## MATERIAL PROVIDED
+ + + + + + +

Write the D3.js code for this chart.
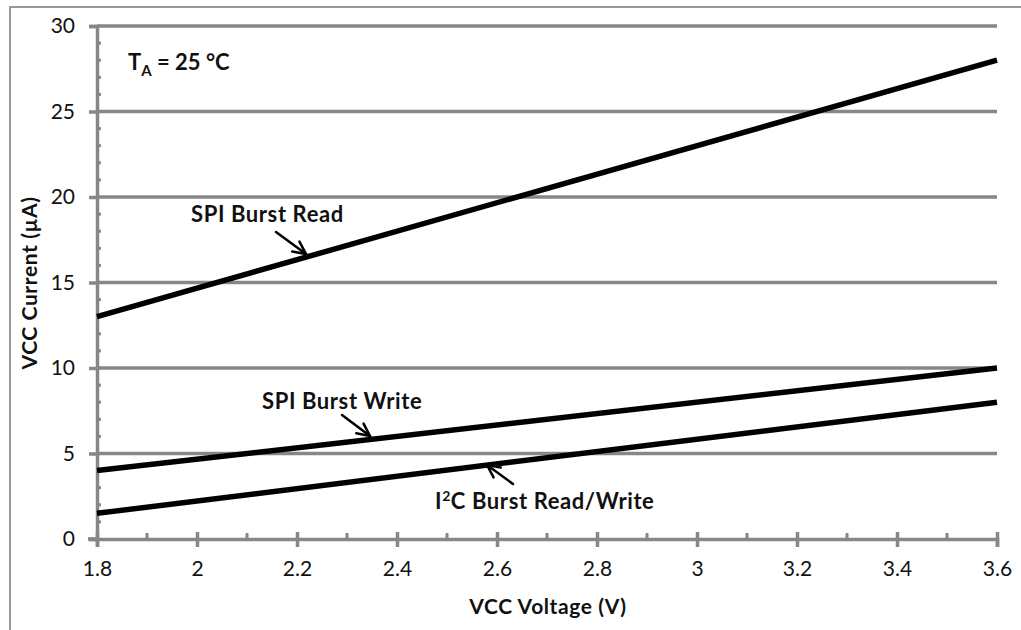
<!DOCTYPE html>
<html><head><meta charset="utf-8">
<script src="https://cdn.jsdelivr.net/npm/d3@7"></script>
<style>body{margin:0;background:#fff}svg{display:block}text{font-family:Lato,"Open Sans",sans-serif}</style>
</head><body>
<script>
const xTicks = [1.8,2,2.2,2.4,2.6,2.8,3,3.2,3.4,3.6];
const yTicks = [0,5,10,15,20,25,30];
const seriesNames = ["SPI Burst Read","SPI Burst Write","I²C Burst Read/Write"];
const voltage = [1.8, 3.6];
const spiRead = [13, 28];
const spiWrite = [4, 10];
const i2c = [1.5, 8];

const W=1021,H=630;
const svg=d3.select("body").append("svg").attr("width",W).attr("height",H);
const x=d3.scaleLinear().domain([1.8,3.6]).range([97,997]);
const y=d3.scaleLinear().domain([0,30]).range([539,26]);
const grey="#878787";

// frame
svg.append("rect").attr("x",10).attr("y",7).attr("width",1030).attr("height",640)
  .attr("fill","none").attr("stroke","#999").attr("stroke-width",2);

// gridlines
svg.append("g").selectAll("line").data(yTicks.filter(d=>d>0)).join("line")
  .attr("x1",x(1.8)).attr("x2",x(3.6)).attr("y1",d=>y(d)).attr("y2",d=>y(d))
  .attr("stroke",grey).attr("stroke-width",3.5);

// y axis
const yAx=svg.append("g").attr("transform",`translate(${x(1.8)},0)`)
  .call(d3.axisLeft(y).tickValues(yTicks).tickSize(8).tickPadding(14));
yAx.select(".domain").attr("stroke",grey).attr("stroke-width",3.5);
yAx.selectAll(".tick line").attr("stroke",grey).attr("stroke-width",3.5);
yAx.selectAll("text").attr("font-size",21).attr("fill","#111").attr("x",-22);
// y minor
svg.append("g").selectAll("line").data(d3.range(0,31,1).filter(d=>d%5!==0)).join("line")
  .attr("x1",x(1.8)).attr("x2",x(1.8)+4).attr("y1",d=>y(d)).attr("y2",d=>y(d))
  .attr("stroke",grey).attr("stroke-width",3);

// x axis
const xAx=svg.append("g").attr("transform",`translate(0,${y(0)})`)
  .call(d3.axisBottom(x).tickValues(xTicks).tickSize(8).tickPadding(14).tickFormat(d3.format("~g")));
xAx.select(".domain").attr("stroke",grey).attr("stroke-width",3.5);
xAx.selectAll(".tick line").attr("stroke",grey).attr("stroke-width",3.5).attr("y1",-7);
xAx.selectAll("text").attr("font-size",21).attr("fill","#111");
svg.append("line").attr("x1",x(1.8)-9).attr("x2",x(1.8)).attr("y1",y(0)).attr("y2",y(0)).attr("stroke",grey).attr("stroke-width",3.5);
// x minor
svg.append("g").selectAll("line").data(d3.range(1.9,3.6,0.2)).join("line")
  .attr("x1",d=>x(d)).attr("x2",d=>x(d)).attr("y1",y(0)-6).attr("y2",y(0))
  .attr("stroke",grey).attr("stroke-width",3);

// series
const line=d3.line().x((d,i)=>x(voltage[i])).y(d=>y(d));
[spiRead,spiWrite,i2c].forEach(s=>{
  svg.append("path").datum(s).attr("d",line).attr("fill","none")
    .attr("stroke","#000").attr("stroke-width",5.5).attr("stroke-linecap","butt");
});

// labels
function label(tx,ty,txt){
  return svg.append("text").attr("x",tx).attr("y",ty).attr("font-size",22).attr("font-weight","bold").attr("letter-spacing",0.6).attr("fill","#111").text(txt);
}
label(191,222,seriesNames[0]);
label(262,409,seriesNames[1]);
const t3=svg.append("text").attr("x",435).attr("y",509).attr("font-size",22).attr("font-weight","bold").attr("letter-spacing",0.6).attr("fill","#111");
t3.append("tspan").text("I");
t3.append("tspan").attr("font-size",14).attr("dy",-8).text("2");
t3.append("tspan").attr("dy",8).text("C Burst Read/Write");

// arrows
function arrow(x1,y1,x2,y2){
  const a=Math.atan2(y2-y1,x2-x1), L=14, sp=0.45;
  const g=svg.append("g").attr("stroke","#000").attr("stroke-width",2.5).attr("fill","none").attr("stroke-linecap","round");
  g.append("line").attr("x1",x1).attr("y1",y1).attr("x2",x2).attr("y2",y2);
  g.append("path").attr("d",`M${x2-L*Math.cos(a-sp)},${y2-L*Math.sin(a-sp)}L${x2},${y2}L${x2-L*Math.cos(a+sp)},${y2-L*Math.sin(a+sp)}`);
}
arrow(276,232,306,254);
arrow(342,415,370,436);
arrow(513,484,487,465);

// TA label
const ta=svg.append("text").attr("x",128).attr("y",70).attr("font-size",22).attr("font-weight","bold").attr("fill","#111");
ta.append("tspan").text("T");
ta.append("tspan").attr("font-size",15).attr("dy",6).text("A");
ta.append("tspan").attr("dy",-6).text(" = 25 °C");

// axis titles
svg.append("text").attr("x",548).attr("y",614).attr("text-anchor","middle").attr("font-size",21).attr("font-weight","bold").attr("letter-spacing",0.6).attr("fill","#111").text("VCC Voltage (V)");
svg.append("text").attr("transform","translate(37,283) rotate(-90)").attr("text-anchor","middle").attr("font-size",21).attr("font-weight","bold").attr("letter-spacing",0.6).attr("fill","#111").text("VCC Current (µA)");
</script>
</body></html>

+ + + + + + +

## DIRECTIONS FOR THIS TASK
Pictures are excluded: retype only the lines from the beginning of the listing above through the line with "const i2c = [1.5, 8];", both included.

## RESULT FOR THIS EXERCISE
Write the D3.js code for this chart.
<!DOCTYPE html>
<html><head><meta charset="utf-8">
<script src="https://cdn.jsdelivr.net/npm/d3@7"></script>
<style>body{margin:0;background:#fff}svg{display:block}text{font-family:Lato,"Open Sans",sans-serif}</style>
</head><body>
<script>
const xTicks = [1.8,2,2.2,2.4,2.6,2.8,3,3.2,3.4,3.6];
const yTicks = [0,5,10,15,20,25,30];
const seriesNames = ["SPI Burst Read","SPI Burst Write","I²C Burst Read/Write"];
const voltage = [1.8, 3.6];
const spiRead = [13, 28];
const spiWrite = [4, 10];
const i2c = [1.5, 8];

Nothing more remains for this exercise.